The ENDSARs protest in Nigeria made global media headlines. On the 20th of October 2020, Nigerian security operatives allegedly opened fire on peaceful protester at Lekki Toll Gate, killing protesters. The official death toll at the end of this protest was 51 Civilians, 11 policemen and 7 soldiers. Without putting categories on lives, 69 people, 69 human beings, 69 Nigerians lost their lives during this protest.
While the media locally and internationally reported on the Lekki toll gate killings, nobody covered the vigilante killings that happened across Nigeria. Two police officers were murdered in Ebonyi State by alleged protesters. One of them according to Premium Times Nigeria, had his genitals cut off.
Seven police officers were lynched and killed by rioters in Lagos, while trying to protect public property. They left behind wives and kids
The Oyo State police commander reported in December 2020, that Jungle justice killing increased in Oyo state after the ENDSARs protest. He announced that two civilians were burnt alive, while a third escaped.

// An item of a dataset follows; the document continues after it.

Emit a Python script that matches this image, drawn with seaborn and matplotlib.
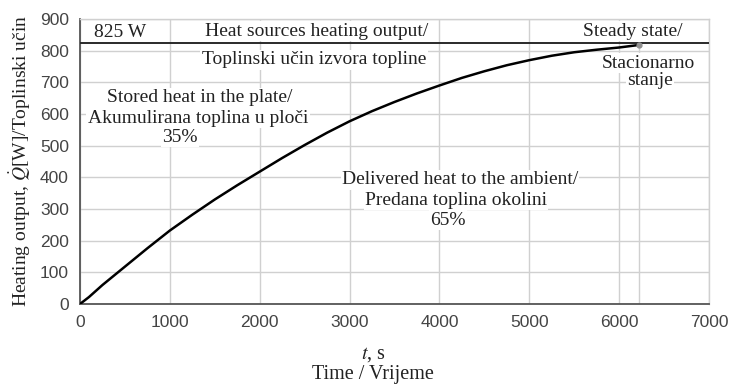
import numpy as np
import pandas as pd
import matplotlib
matplotlib.use("Agg")
import matplotlib.pyplot as plt
import seaborn as sns

# Measured heating output of the plate over time
time_s = [0, 100, 250, 500, 750, 1000, 1250, 1500, 1750, 2000, 2250, 2500,
          2750, 3000, 3250, 3500, 3750, 4000, 4250, 4500, 4750, 5000, 5250,
          5500, 5750, 6000, 6220]
heat_w = [0, 22, 60, 118, 176, 232, 282, 330, 375, 418, 461, 502,
          541, 577, 609, 638, 665, 690, 714, 735, 754, 770, 784,
          795, 803, 810, 818]

source_power = 825          # W, heat sources heating output
steady_time = 6220          # s, steady state reached
x_ticks = [0, 1000, 2000, 3000, 4000, 5000, 6000, 7000]
y_ticks = [0, 100, 200, 300, 400, 500, 600, 700, 800, 900]

df = pd.DataFrame({"t": time_s, "Q": heat_w})

sns.set_theme(style="whitegrid")
plt.rcParams["font.family"] = ["Liberation Serif", "DejaVu Serif"]
plt.rcParams["mathtext.fontset"] = "stix"

fig = plt.figure(figsize=(7.3, 3.89), dpi=100)
ax = fig.add_axes([80 / 730, 1 - 304 / 389, 629 / 730, 285 / 389])

grid_c = "#d0d0d0"
ax.set_xlim(0, 7000)
ax.set_ylim(0, 900)
ax.set_xticks(x_ticks)
ax.set_yticks(y_ticks)
ax.grid(True, color=grid_c, linewidth=1.0)
ax.set_axisbelow(True)

for side in ("top", "right"):
    ax.spines[side].set_color(grid_c)
    ax.spines[side].set_linewidth(1.0)
for side in ("left", "bottom"):
    ax.spines[side].set_color("#555555")
    ax.spines[side].set_linewidth(1.3)

ax.tick_params(axis="both", which="both", direction="out", length=4, width=1.2,
               color="#555555", labelcolor="#444444", labelsize=12.5, pad=4)
for lab in ax.get_xticklabels() + ax.get_yticklabels():
    lab.set_fontfamily("Liberation Sans")

# Steady-state marker line
ax.plot([steady_time, steady_time], [0, heat_w[-1]], color=grid_c, lw=1.0, zorder=1)

# Heat source output and heating curve
ax.plot([0, 7000], [source_power, source_power], color="#2a2a2a", lw=1.4, zorder=3)
sns.lineplot(data=df, x="t", y="Q", ax=ax, color="black", lw=1.8, zorder=4)
ax.plot([steady_time], [heat_w[-1]], "o", color="#909090", ms=3.5, zorder=5)

ax.set_xlabel("")
ax.set_ylabel(r"Heating output, $\dot{Q}$[W]/Toplinski učin", fontsize=14,
              color="#222222", labelpad=5)

box = dict(facecolor="white", edgecolor="none", pad=1.0)
tk = dict(fontsize=14, color="#222222", ha="center", va="center",
          bbox=box, zorder=2)

annotations = [
    (445, 856, "825 W"),
    (2637, 862, "Heat sources heating output/"),
    (2604, 771, "Toplinski učin izvora topline"),
    (1335, 651, "Stored heat in the plate/"),
    (1313, 587, "Akumulirana toplina u ploči"),
    (1113, 527, "35%"),
    (4229, 392, "Delivered heat to the ambient/"),
    (4184, 328, "Predana toplina okolini"),
    (4095, 265, "65%"),
    (6154, 862, "Steady state/"),
    (6321, 761, "Stacionarno"),
    (6343, 707, "stanje"),
]
for x, y, s in annotations:
    ax.text(x, y, s, **tk)

fig.text(373 / 730, 1 - 354 / 389, r"$t$, s", fontsize=14.5, ha="center",
         va="center", color="#222222")
fig.text(373 / 730, 1 - 374 / 389, "Time / Vrijeme", fontsize=14.5, ha="center",
         va="center", color="#222222")

fig.savefig("out.png", dpi=100)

To be absolutely clear, jungle justice is not a problem for Nigeria alone, it is an African problem. This is further exacerbated by the inadequate forensic knowledge in African countries. African security forces need to rebuild trust with their local community. They need to assure them that they are reliable and effective. Still, there is no excuse for any civilIan in Africa to make themselves, judge, jury and executioner. Even if your local police force is unreliable, taking the life of another should never an option.